Young activists gained media attention in 2020 for their calls for racial reckoning, immigration rights, and new climate policies. But contrary to popular accounts, youth activism was neither a spontaneous response to current events nor due to the heroic work of individual students. For the past twenty years, young people and adult allies have been organizing -- steadily, patiently, and with a long-term vision -- for social justice in the United States. The Research Hub for Youth Organizing is excited to announce a new report that tells this story.

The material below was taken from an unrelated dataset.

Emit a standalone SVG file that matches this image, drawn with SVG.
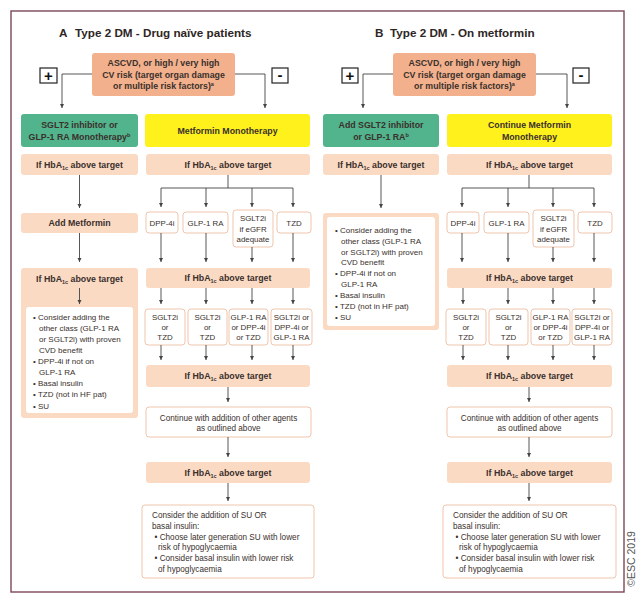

What are the goals of youth organizing? What policy issues do youth organizers work on? How do today’s campaigns connect to earlier generations of youth movements? These are the kinds of questions that are answered in, “Twenty Years of Youth Power: The 2020 National Youth Organizing Field Scan,” which is a collaborative report from the Research Hub, the Funders Collaborative for Youth Organizing (FCYO), and colleagues at UCLA, UC Santa Cruz, and COMM|VEDA consulting.
The final report showcases survey data from 312 surveyed organizations and documents interviews with 59 organizers. All data for the final report was collected between 2019-2020. According to Siomara Valladares, “This report is a testament to the invaluable work of youth organizers. Their reflections and lessons learned over the last two decades stand as a contribution to the field and their communities.”
In telling the story of youth organizing since 2000, the report also highlights recent developments by organizing groups. During the covid pandemic, for example, youth activists led efforts to help communities navigate the Covid-19 pandemic and develop new forms of mutual aid. Also, whereas twenty years ago youth organizers were far less likely to be involved in voter engagement, according to the most recent survey more than a third of groups prioritized voter engagement. Youth organizers have also led campaigns on improving school climate, improving school wellness, expanding mental health issues, and improving juvenile justice. As one youth organizer put it, “young people were like, ‘Yeah, this is possible. We can definitely do policy change. We can definitely advocate, and we can do it with these few or a couple organizations we have in [our county].”
The 2020 Field Scan highlights the ways youth organizing efforts have shifted to more effectively bring about social change. “Almost all groups in our survey (98%) indicated that they participate in networks and alliances versus 77% in the 2013 Field Scan,” said the report. The youth organizing field is also increasingly diverse--by race, ethnicity, gender, sexual orientation and more-- and that diversity has helped youth organizers increase social justice and equity for the country as a whole and within their local communities. Youth are not only diversifying demographically, they are also diversifying the scope of their reach geographically-- youth organizers from 36 states responded to the survey. The most recent scan highlights an increase in youth organizations both in rural states and rural zip codes near dense urban areas.
The report explains that today’s youths will “face the effects of climate change, global health crises, and increasing wealth disparities.” In order to effectively enact change in the world, youth organizers have demonstrated an increased capacity to locate centers of power and leverage knowledge and activism to advance their interests. Understanding how to navigate and manipulate complex systems has helped youth organizations create meaningful and long-lasting change. “Youth organizers are looking to ensure that their day-to-day organizing work is tied to a longer-term strategy for transformative change,” said the report.
Going forward, youth organizing will play a pivotal role in forging a more equitable future for the United States. Given the inequities that have been highlighted during the last several years, it is clear that in order for the country to progress, the United States must go through transformational change. Youth organizers have demonstrated that they understand what needs to be done and are up to the task of completing the work which has never been needed more than it is now. “The youth organizing field is poised to lead this nation in healing from the COVID pandemic, in bringing racial reckoning to our school systems, health care systems and other critical public institutions, and in pushing for deep investment in communities rather than complacency or acceptance of the economic crisis,” said the report. In order for youth organizations to advance their work, they must have the support they need. “As the field of youth organizing grows in size, geography, and power so too must our support and solidarity,” said the report.